Increase employer understanding
We will provide targeted communications and education to employers to inform them of their new statutory duties and the consequences of non-compliance.
This will specifically concentrate on their duty to automatically enrol their employees and register with the regulator.
Automatic enrolment and registration
Auto-enrolment is a key duty under the new regime and we'll monitor whether or not employers are complying with the duty through registration.
Enable compliance
We'll identify potential instances of non-compliance and intervene where necessary to help employers get back on track.
Enforcement
Where employers remain non-compliant despite our earlier attempts to engage with them, we may use the powers granted to us in the Act.

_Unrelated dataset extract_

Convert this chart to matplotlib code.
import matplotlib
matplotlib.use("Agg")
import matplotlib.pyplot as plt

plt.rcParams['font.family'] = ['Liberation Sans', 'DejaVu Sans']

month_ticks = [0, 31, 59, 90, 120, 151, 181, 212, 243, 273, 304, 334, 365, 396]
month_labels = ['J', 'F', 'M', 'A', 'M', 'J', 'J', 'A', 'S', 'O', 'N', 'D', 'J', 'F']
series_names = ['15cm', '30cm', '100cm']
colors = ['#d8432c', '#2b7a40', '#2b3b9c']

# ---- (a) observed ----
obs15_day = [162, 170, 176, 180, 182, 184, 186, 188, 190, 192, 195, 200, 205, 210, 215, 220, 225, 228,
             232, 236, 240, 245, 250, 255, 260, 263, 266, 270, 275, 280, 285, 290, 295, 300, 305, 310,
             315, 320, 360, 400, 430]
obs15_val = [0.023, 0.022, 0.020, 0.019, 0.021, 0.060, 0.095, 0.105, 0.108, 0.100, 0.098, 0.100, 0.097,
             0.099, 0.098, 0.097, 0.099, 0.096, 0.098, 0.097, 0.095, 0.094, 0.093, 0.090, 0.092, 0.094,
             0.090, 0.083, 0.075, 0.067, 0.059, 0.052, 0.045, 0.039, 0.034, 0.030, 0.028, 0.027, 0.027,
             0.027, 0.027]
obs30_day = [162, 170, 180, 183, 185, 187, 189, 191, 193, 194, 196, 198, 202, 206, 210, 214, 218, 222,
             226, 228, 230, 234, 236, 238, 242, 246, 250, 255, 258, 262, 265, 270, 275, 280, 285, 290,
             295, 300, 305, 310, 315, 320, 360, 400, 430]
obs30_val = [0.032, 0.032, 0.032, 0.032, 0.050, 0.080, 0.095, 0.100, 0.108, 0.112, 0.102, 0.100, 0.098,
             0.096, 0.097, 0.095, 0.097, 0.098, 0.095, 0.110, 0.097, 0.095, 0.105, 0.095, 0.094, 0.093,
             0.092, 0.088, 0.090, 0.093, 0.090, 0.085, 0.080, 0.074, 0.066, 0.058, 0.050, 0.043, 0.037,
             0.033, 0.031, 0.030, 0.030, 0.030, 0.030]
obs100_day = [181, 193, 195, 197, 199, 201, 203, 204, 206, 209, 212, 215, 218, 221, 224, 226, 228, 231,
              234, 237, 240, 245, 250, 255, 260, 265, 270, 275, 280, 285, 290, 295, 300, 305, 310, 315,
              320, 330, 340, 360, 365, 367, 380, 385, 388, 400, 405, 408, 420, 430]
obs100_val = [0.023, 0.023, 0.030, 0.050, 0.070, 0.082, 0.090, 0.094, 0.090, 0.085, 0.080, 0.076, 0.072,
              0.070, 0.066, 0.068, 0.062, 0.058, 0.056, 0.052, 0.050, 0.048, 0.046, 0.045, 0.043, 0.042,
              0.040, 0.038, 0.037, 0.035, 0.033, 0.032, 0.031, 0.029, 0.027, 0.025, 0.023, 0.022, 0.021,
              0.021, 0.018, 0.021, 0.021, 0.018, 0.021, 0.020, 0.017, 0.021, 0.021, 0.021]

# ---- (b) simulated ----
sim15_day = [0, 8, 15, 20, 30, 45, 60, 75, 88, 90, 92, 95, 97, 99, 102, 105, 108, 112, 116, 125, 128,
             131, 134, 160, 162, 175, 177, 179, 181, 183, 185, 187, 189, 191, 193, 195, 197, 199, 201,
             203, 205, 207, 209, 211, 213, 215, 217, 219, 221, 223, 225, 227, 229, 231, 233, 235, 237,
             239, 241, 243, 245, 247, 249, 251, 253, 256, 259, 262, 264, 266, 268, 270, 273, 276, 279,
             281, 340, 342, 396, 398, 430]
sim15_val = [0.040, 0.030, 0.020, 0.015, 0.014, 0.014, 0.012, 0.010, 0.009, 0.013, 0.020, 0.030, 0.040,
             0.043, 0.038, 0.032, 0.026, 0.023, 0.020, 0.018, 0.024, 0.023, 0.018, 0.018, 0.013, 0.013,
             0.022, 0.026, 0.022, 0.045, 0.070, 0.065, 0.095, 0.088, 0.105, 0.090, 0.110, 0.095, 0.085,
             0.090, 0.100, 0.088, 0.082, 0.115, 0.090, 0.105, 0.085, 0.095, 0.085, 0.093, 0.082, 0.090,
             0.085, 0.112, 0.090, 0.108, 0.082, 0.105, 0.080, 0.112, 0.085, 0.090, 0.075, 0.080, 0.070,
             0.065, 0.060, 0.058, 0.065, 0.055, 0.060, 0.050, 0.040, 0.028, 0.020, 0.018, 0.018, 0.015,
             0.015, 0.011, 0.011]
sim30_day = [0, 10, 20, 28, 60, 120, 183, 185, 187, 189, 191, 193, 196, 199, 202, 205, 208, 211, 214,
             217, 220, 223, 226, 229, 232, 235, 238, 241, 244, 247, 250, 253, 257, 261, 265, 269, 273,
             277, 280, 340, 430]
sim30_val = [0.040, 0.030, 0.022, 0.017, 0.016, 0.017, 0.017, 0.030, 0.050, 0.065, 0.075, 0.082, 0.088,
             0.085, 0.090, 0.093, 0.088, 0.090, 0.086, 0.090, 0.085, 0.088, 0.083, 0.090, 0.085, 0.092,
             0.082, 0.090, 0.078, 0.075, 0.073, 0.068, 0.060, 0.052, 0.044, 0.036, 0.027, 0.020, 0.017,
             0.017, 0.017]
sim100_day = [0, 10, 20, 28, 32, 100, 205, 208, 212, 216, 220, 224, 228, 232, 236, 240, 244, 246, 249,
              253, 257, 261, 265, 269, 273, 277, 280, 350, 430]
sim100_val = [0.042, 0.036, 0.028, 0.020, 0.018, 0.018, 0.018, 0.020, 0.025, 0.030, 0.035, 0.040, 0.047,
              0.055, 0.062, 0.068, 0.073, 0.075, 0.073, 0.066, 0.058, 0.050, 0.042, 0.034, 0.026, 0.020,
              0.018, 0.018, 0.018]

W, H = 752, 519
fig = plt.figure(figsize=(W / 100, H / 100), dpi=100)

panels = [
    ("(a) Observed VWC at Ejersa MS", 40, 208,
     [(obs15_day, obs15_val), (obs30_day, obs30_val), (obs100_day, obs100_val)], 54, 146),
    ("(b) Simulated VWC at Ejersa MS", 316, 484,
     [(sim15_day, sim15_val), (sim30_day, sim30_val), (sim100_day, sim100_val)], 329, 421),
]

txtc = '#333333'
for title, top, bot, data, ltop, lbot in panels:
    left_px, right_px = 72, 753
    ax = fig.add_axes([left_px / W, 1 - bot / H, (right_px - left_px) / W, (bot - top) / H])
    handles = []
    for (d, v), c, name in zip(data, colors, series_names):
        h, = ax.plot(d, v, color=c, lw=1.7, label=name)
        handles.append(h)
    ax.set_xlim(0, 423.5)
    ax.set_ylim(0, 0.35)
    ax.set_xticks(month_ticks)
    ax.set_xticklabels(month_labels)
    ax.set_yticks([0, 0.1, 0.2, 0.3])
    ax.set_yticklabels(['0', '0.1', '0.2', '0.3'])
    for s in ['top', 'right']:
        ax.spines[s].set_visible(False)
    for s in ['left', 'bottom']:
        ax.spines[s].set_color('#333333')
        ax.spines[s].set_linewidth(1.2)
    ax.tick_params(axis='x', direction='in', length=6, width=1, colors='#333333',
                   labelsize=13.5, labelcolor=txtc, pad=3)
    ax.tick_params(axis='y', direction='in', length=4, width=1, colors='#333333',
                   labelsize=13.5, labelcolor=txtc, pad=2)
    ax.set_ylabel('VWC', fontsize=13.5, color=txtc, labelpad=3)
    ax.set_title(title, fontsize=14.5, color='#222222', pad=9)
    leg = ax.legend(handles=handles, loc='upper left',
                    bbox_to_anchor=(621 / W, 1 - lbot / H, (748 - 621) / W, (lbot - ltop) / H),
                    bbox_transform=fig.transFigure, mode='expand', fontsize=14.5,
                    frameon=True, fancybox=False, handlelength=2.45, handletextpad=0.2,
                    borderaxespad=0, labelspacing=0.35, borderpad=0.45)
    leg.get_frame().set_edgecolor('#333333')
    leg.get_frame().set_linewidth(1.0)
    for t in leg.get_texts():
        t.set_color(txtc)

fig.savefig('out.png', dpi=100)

This may include financial penalties and, in the worst cases of non-compliance, criminal prosecution.
Our approach to communicating the new duties
We'll meet widely with trade bodies and intermediaries before the new duties start. This is so that any advisers or professionals an employer is likely to contact for information will have been briefed already.
We'll follow this with a programme of direct contact with employers aimed at helping them to comply with their new responsibilities.

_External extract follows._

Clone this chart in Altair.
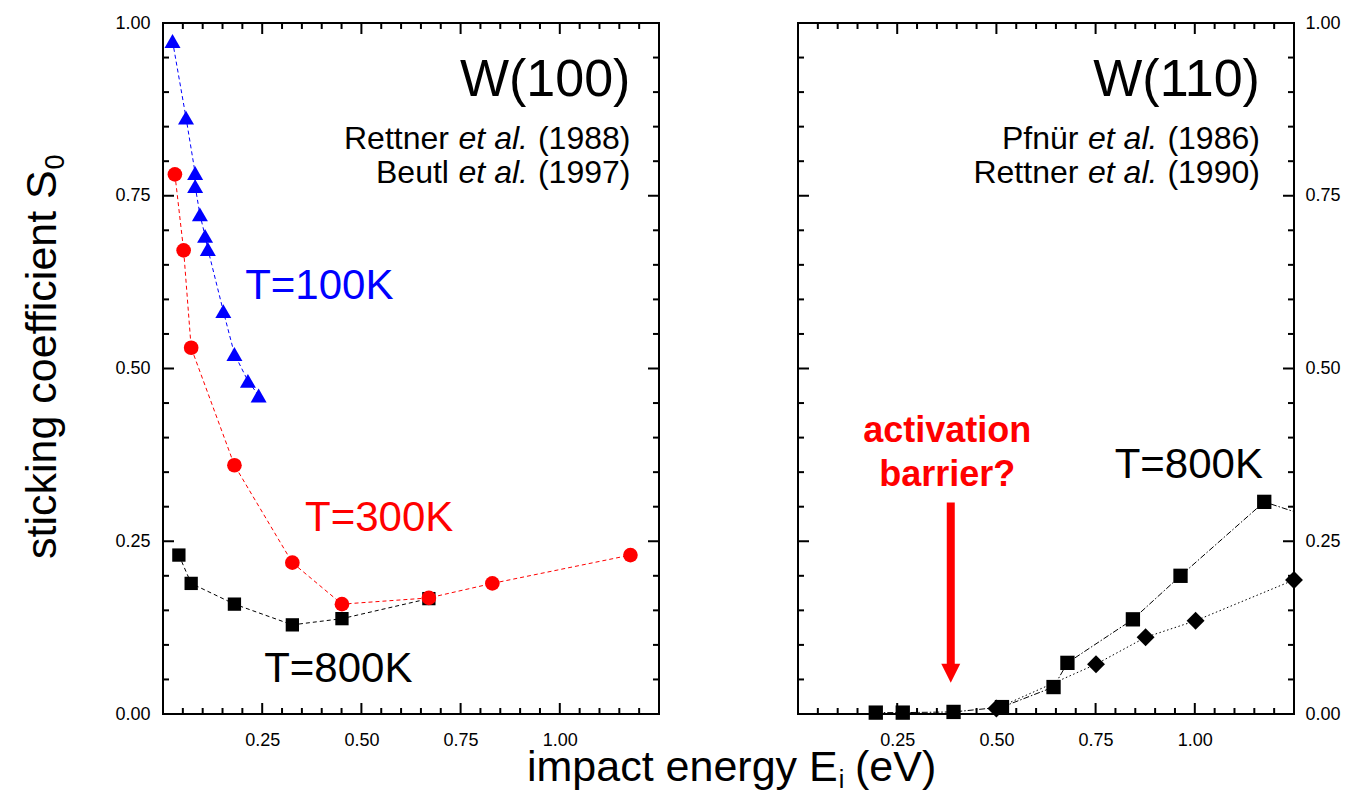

This will be tailored to an employer's:
- size;
- experience of pension provision; and
- existing relationship with government bodies.
We'll use a variety of communication channels, but the main one will be our website.

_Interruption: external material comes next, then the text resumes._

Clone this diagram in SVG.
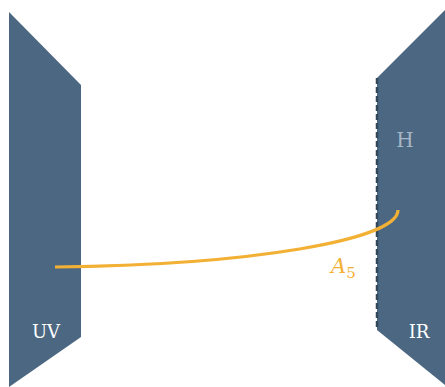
<svg xmlns="http://www.w3.org/2000/svg" width="445" height="387" viewBox="0 0 445 387">
<style>
.panel{fill:#4b6782;}
.dash{fill:none;stroke:#33475b;stroke-width:2.5;stroke-dasharray:6 3;}
.lbl{font-family:"DejaVu Serif","Liberation Serif",serif;fill:#ffffff;font-size:18px;text-anchor:middle;}
.beam{fill:none;stroke:#f2b035;stroke-width:3.2;stroke-linecap:butt;}
</style>
<rect width="445" height="387" fill="#ffffff"/>
<g id="uv-panel">
<polygon class="panel" points="9,12 81,85 81,337 9,387"/>
<text class="lbl" x="46" y="338">UV</text>
</g>
<g id="ir-panel">
<polygon class="panel" points="445,10 377,78 377,330 445,385"/>
<line class="dash" x1="377" y1="78" x2="377" y2="330"/>
<text class="lbl" x="419" y="338">IR</text>
<text class="lbl" x="405" y="147" style="fill:#a8b7c6;font-size:20px">H</text>
</g>
<g id="connectors">
<path class="beam" d="M55,267 C250,265 398,240 398,210"/>
<text x="331" y="273" style="font-family:'DejaVu Serif','Liberation Serif',serif;font-style:italic;font-size:21px;fill:#f2b035">A<tspan dy="5" font-size="15" font-style="normal">5</tspan></text>
</g>
</svg>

Key facts: Royal Assent - Workplace pension reform
- The Pensions Act 2007 reformed State pensions and introduced arrangements to increase the State pension age. The Pensions Act 2008 reforms workplace pension provision.
- The aim of these reforms is to make saving for retirement the norm. There are currently around 7 million people in the UK who are not saving enough to generate the pension income they are likely to want, or expect, in retirement
- The workplace pension reforms are due to take effect from 2012 and will be introduced gradually to facilitate a smooth take-on of employers by the Pensions Regulator and pension schemes.
- The workplace pension reforms mean that all employers must offer a qualifying workplace pension scheme to their workers and that all eligible workers must be automatically enrolled into this chosen scheme.
- A minimum employer contribution of 3% on a band of earnings will be required, but can be more than this. The total minimum contribution for eligible workers should equal 8% of that band of earnings. This is made up of employer contributions, worker contributions and tax relief.
- Auto-enrolment is designed to make it easy for individuals to participate in pension saving, helping to overcome the inertia which prevents many people from saving currently. However, individuals will be able to opt out.
- The personal accounts scheme is being created to provide a low-cost, independent, workplace pension scheme that any employer can use. It aims to provide access to workplace pension saving to millions of people – typically those on low to middle incomes.
- Employers will be able to choose to use the personal accounts scheme or another qualifying workplace pension.
- 3 parties will work together to implement the new reforms – the Department for Work and Pensions (DWP), the Pensions Regulator (TPR), and the Personal Accounts Delivery Authority (PADA).
- DWP is responsible for co-ordinating activity for the reform programme, including agreeing policy with Ministers and overseeing delivery.
- The Pensions Regulator is the UK regulator of work-based pension schemes, and is an existing non-departmental public body.
- The role of the Pensions Regulator in these reforms is to maximise compliance with the employer duties set out in the Act, and ensure certain safeguards protecting employees are adhered to. It will provide information to employers on how to fulfil their duties and guidance on good standards of pension scheme administration.
- The Personal Accounts Delivery Authority is a new non-departmental public body specifically established under the Pensions Act 2007 to help implement the reforms.
- PADA will be responsible for designing and introducing the infrastructure for the new personal accounts pension scheme.